Exercise - Set each entry down verbatim, omitting images.

----

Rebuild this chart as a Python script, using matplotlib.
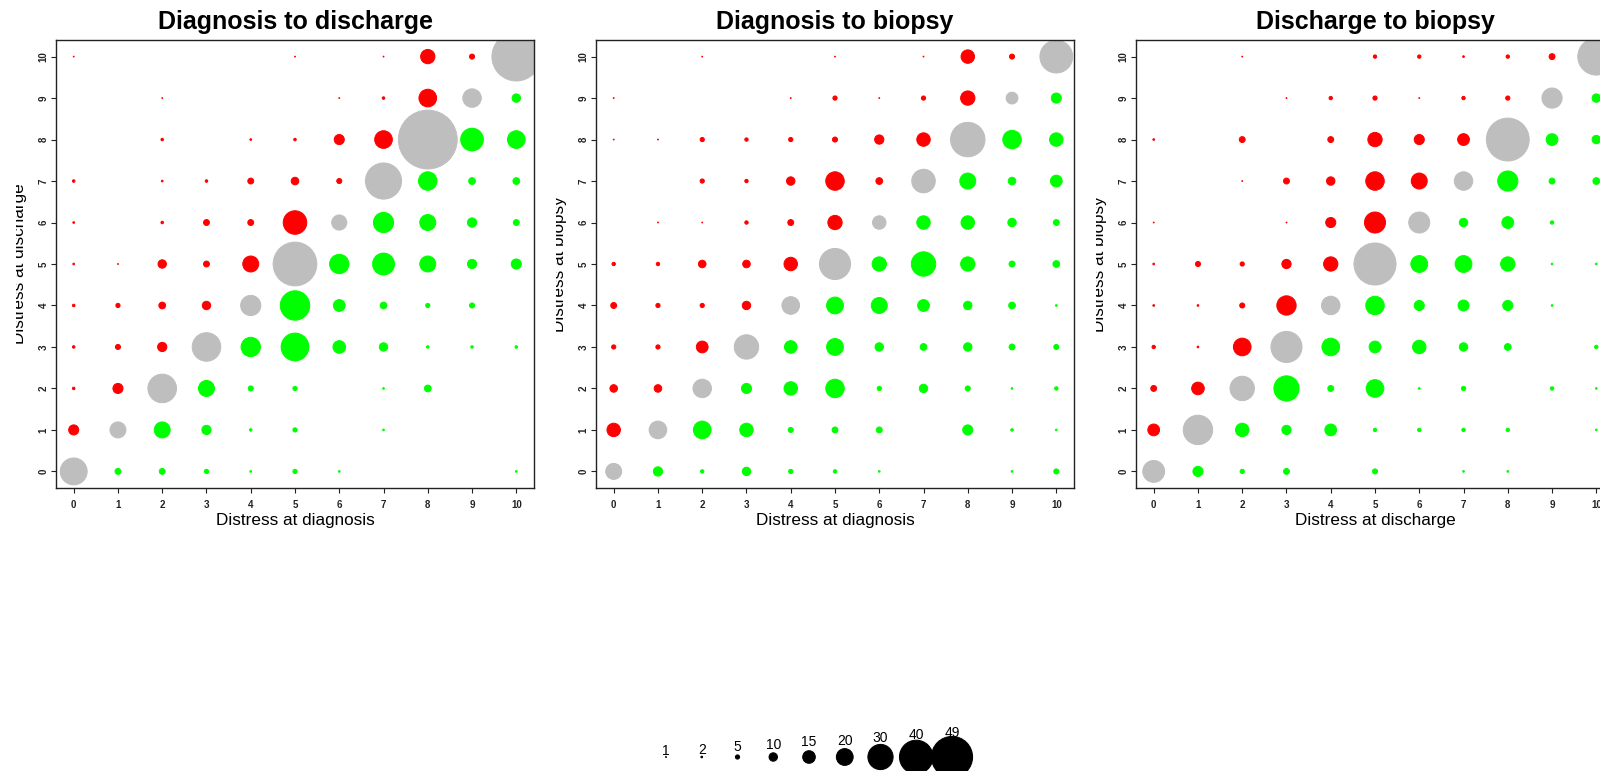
import matplotlib
matplotlib.use('Agg')
import matplotlib.pyplot as plt
import numpy as np
from matplotlib.transforms import Bbox, TransformedBbox

plt.rcParams['font.family'] = ['Liberation Sans', 'DejaVu Sans']

# counts per cell, rows from distress 10 (top) down to 0, columns 0..10
diag_discharge = [
    [1, 0, 0, 0, 0, 1, 0, 1, 17, 6, 58],
    [0, 0, 1, 0, 0, 0, 1, 3, 21, 22, 10],
    [0, 0, 3, 0, 2, 3, 12, 21, 70, 27, 21],
    [3, 0, 2, 3, 7, 9, 6, 43, 22, 8, 8],
    [2, 0, 3, 7, 7, 28, 18, 24, 19, 11, 7],
    [2, 1, 10, 7, 19, 52, 23, 26, 19, 11, 12],
    [3, 5, 8, 10, 24, 35, 14, 8, 5, 6, 0],
    [3, 6, 11, 34, 23, 33, 15, 10, 3, 3, 3],
    [3, 12, 34, 19, 6, 5, 0, 2, 8, 0, 0],
    [12, 19, 19, 11, 3, 5, 0, 2, 0, 0, 0],
    [32, 7, 7, 5, 2, 5, 2, 0, 0, 0, 2],
]

diag_biopsy = [
    [0, 0, 1, 0, 0, 1, 0, 1, 16, 6, 39],
    [1, 0, 0, 0, 1, 5, 1, 5, 17, 14, 12],
    [1, 1, 5, 4, 5, 6, 11, 16, 41, 22, 16],
    [0, 0, 5, 4, 10, 22, 8, 28, 19, 9, 14],
    [0, 1, 1, 4, 7, 17, 16, 16, 16, 10, 7],
    [4, 4, 9, 9, 16, 37, 17, 29, 17, 7, 8],
    [7, 5, 5, 10, 21, 20, 19, 14, 10, 8, 2],
    [5, 5, 14, 29, 15, 20, 10, 8, 10, 7, 6],
    [9, 9, 22, 12, 16, 22, 5, 10, 6, 2, 4],
    [16, 21, 21, 16, 6, 7, 7, 0, 12, 3, 2],
    [19, 11, 4, 10, 5, 4, 2, 0, 0, 2, 6],
]

discharge_biopsy = [
    [0, 0, 1, 0, 0, 4, 4, 2, 4, 7, 44],
    [0, 0, 0, 1, 4, 5, 1, 4, 5, 24, 10],
    [2, 0, 7, 0, 7, 17, 12, 14, 51, 14, 10],
    [0, 0, 1, 7, 10, 22, 19, 22, 24, 7, 8],
    [1, 0, 0, 1, 12, 25, 25, 10, 14, 4, 0],
    [2, 6, 5, 11, 17, 50, 20, 20, 17, 2, 2],
    [2, 2, 6, 23, 22, 22, 12, 13, 12, 2, 0],
    [4, 2, 21, 37, 21, 14, 16, 10, 8, 0, 4],
    [7, 15, 29, 30, 7, 21, 2, 5, 0, 4, 2],
    [14, 35, 16, 11, 14, 4, 4, 4, 4, 0, 2],
    [26, 12, 5, 7, 0, 6, 0, 2, 2, 0, 0],
]

panels = [
    ("Diagnosis to discharge", "Distress at diagnosis", "Distress at discharge", diag_discharge),
    ("Diagnosis to biopsy", "Distress at diagnosis", "Distress at biopsy", diag_biopsy),
    ("Discharge to biopsy", "Distress at discharge", "Distress at biopsy", discharge_biopsy),
]
scores = list(range(11))
legend_values = [1, 2, 5, 10, 15, 20, 30, 40, 49]

RED = '#FF0000'
GREEN = '#00FF00'
GREY = '#BEBEBE'

W, H = 1600, 771
DPI = 100
PX_PER_COUNT = 0.84
EDGE_PT = 0.72  # circles get a 1px outline in their own colour, like R's symbols()


def marker_area(counts):
    d_pt = PX_PER_COUNT * np.asarray(counts, dtype=float) * 72 / DPI
    return d_pt ** 2


fig = plt.figure(figsize=(W / DPI, H / DPI), dpi=DPI)
fig.patch.set_facecolor('white')

for i, (title, xlab, ylab, table) in enumerate(panels):
    region_left = 16 + 540 * i
    left = region_left + 40
    ax = fig.add_axes([left / W, (H - 488) / H, 478 / W, 448 / H])

    grid = np.array(table)[::-1]
    ys, xs = np.nonzero(grid)
    n = grid[ys, xs]
    order = np.argsort(-n, kind='stable')
    xs, ys, n = xs[order], ys[order], n[order]
    colors = np.where(ys > xs, RED, np.where(ys == xs, GREY, GREEN))
    ax.scatter(xs, ys, s=marker_area(n), c=colors, edgecolors=colors,
               linewidths=EDGE_PT)

    ax.set_xlim(-0.4, 10.4)
    ax.set_ylim(-0.4, 10.4)
    ax.set_xticks(scores)
    ax.set_yticks(scores)
    ax.set_xticklabels([str(s) for s in scores], fontsize=7, fontweight='bold')
    ax.set_yticklabels([str(s) for s in scores], fontsize=7, fontweight='bold',
                       rotation=90, va='center')
    ax.tick_params(axis='x', length=3.6, width=0.8, pad=5, colors='#222222')
    ax.tick_params(axis='y', length=3.6, width=0.8, pad=1.7, colors='#222222')
    for sp in ax.spines.values():
        sp.set_color('#222222')
        sp.set_linewidth(1.0)

    ax.set_title(title, fontsize=18, fontweight='bold', pad=8)
    ax.set_xlabel(xlab, fontsize=12.3)
    ax.xaxis.set_label_coords(0.5, -0.056)
    ax.set_ylabel(ylab, fontsize=12.3)
    ax.yaxis.set_label_coords(-0.061, 0.5)

    # R clips text to each panel's figure region
    clip = TransformedBbox(Bbox.from_extents(region_left / W, 0,
                                             (region_left + 540) / W, 1),
                           fig.transFigure)
    ax.yaxis.label.set_clip_box(clip)
    ax.yaxis.label.set_clip_on(True)

# size legend along the bottom, drawn in pixel coordinates
lax = fig.add_axes([0, 0, 1, 1])
lax.set_xlim(0, W)
lax.set_ylim(H, 0)
lax.axis('off')
lx = 666 + 35.75 * np.arange(len(legend_values))
ly = np.full(len(legend_values), 757.0)
lax.scatter(lx, ly, s=marker_area(legend_values), c='black', edgecolors='black',
            linewidths=EDGE_PT)
for x, v in zip(lx, legend_values):
    lax.text(x, 758 - 3 * np.sqrt(v), str(v), ha='center', va='baseline', fontsize=10)

fig.savefig('out.png', dpi=DPI)
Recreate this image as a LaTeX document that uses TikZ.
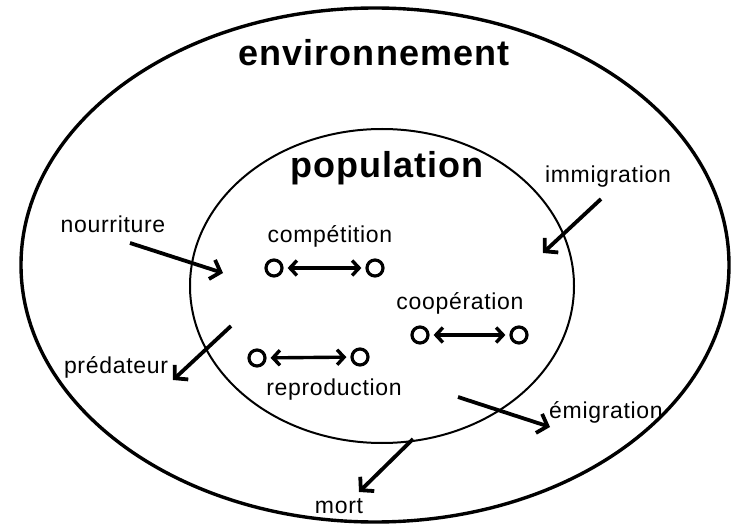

----

Response -
Rebuild this chart as a Python script, using matplotlib.
import matplotlib
matplotlib.use('Agg')
import matplotlib.pyplot as plt
import numpy as np
from matplotlib.transforms import Bbox, TransformedBbox

plt.rcParams['font.family'] = ['Liberation Sans', 'DejaVu Sans']

# counts per cell, rows from distress 10 (top) down to 0, columns 0..10
diag_discharge = [
    [1, 0, 0, 0, 0, 1, 0, 1, 17, 6, 58],
    [0, 0, 1, 0, 0, 0, 1, 3, 21, 22, 10],
    [0, 0, 3, 0, 2, 3, 12, 21, 70, 27, 21],
    [3, 0, 2, 3, 7, 9, 6, 43, 22, 8, 8],
    [2, 0, 3, 7, 7, 28, 18, 24, 19, 11, 7],
    [2, 1, 10, 7, 19, 52, 23, 26, 19, 11, 12],
    [3, 5, 8, 10, 24, 35, 14, 8, 5, 6, 0],
    [3, 6, 11, 34, 23, 33, 15, 10, 3, 3, 3],
    [3, 12, 34, 19, 6, 5, 0, 2, 8, 0, 0],
    [12, 19, 19, 11, 3, 5, 0, 2, 0, 0, 0],
    [32, 7, 7, 5, 2, 5, 2, 0, 0, 0, 2],
]

diag_biopsy = [
    [0, 0, 1, 0, 0, 1, 0, 1, 16, 6, 39],
    [1, 0, 0, 0, 1, 5, 1, 5, 17, 14, 12],
    [1, 1, 5, 4, 5, 6, 11, 16, 41, 22, 16],
    [0, 0, 5, 4, 10, 22, 8, 28, 19, 9, 14],
    [0, 1, 1, 4, 7, 17, 16, 16, 16, 10, 7],
    [4, 4, 9, 9, 16, 37, 17, 29, 17, 7, 8],
    [7, 5, 5, 10, 21, 20, 19, 14, 10, 8, 2],
    [5, 5, 14, 29, 15, 20, 10, 8, 10, 7, 6],
    [9, 9, 22, 12, 16, 22, 5, 10, 6, 2, 4],
    [16, 21, 21, 16, 6, 7, 7, 0, 12, 3, 2],
    [19, 11, 4, 10, 5, 4, 2, 0, 0, 2, 6],
]

discharge_biopsy = [
    [0, 0, 1, 0, 0, 4, 4, 2, 4, 7, 44],
    [0, 0, 0, 1, 4, 5, 1, 4, 5, 24, 10],
    [2, 0, 7, 0, 7, 17, 12, 14, 51, 14, 10],
    [0, 0, 1, 7, 10, 22, 19, 22, 24, 7, 8],
    [1, 0, 0, 1, 12, 25, 25, 10, 14, 4, 0],
    [2, 6, 5, 11, 17, 50, 20, 20, 17, 2, 2],
    [2, 2, 6, 23, 22, 22, 12, 13, 12, 2, 0],
    [4, 2, 21, 37, 21, 14, 16, 10, 8, 0, 4],
    [7, 15, 29, 30, 7, 21, 2, 5, 0, 4, 2],
    [14, 35, 16, 11, 14, 4, 4, 4, 4, 0, 2],
    [26, 12, 5, 7, 0, 6, 0, 2, 2, 0, 0],
]

panels = [
    ("Diagnosis to discharge", "Distress at diagnosis", "Distress at discharge", diag_discharge),
    ("Diagnosis to biopsy", "Distress at diagnosis", "Distress at biopsy", diag_biopsy),
    ("Discharge to biopsy", "Distress at discharge", "Distress at biopsy", discharge_biopsy),
]
scores = list(range(11))
legend_values = [1, 2, 5, 10, 15, 20, 30, 40, 49]

RED = '#FF0000'
GREEN = '#00FF00'
GREY = '#BEBEBE'

W, H = 1600, 771
DPI = 100
PX_PER_COUNT = 0.84
EDGE_PT = 0.72  # circles get a 1px outline in their own colour, like R's symbols()


def marker_area(counts):
    d_pt = PX_PER_COUNT * np.asarray(counts, dtype=float) * 72 / DPI
    return d_pt ** 2


fig = plt.figure(figsize=(W / DPI, H / DPI), dpi=DPI)
fig.patch.set_facecolor('white')

for i, (title, xlab, ylab, table) in enumerate(panels):
    region_left = 16 + 540 * i
    left = region_left + 40
    ax = fig.add_axes([left / W, (H - 488) / H, 478 / W, 448 / H])

    grid = np.array(table)[::-1]
    ys, xs = np.nonzero(grid)
    n = grid[ys, xs]
    order = np.argsort(-n, kind='stable')
    xs, ys, n = xs[order], ys[order], n[order]
    colors = np.where(ys > xs, RED, np.where(ys == xs, GREY, GREEN))
    ax.scatter(xs, ys, s=marker_area(n), c=colors, edgecolors=colors,
               linewidths=EDGE_PT)

    ax.set_xlim(-0.4, 10.4)
    ax.set_ylim(-0.4, 10.4)
    ax.set_xticks(scores)
    ax.set_yticks(scores)
    ax.set_xticklabels([str(s) for s in scores], fontsize=7, fontweight='bold')
    ax.set_yticklabels([str(s) for s in scores], fontsize=7, fontweight='bold',
                       rotation=90, va='center')
    ax.tick_params(axis='x', length=3.6, width=0.8, pad=5, colors='#222222')
    ax.tick_params(axis='y', length=3.6, width=0.8, pad=1.7, colors='#222222')
    for sp in ax.spines.values():
        sp.set_color('#222222')
        sp.set_linewidth(1.0)

    ax.set_title(title, fontsize=18, fontweight='bold', pad=8)
    ax.set_xlabel(xlab, fontsize=12.3)
    ax.xaxis.set_label_coords(0.5, -0.056)
    ax.set_ylabel(ylab, fontsize=12.3)
    ax.yaxis.set_label_coords(-0.061, 0.5)

    # R clips text to each panel's figure region
    clip = TransformedBbox(Bbox.from_extents(region_left / W, 0,
                                             (region_left + 540) / W, 1),
                           fig.transFigure)
    ax.yaxis.label.set_clip_box(clip)
    ax.yaxis.label.set_clip_on(True)

# size legend along the bottom, drawn in pixel coordinates
lax = fig.add_axes([0, 0, 1, 1])
lax.set_xlim(0, W)
lax.set_ylim(H, 0)
lax.axis('off')
lx = 666 + 35.75 * np.arange(len(legend_values))
ly = np.full(len(legend_values), 757.0)
lax.scatter(lx, ly, s=marker_area(legend_values), c='black', edgecolors='black',
            linewidths=EDGE_PT)
for x, v in zip(lx, legend_values):
    lax.text(x, 758 - 3 * np.sqrt(v), str(v), ha='center', va='baseline', fontsize=10)

fig.savefig('out.png', dpi=DPI)
Recreate this image as a LaTeX document that uses TikZ.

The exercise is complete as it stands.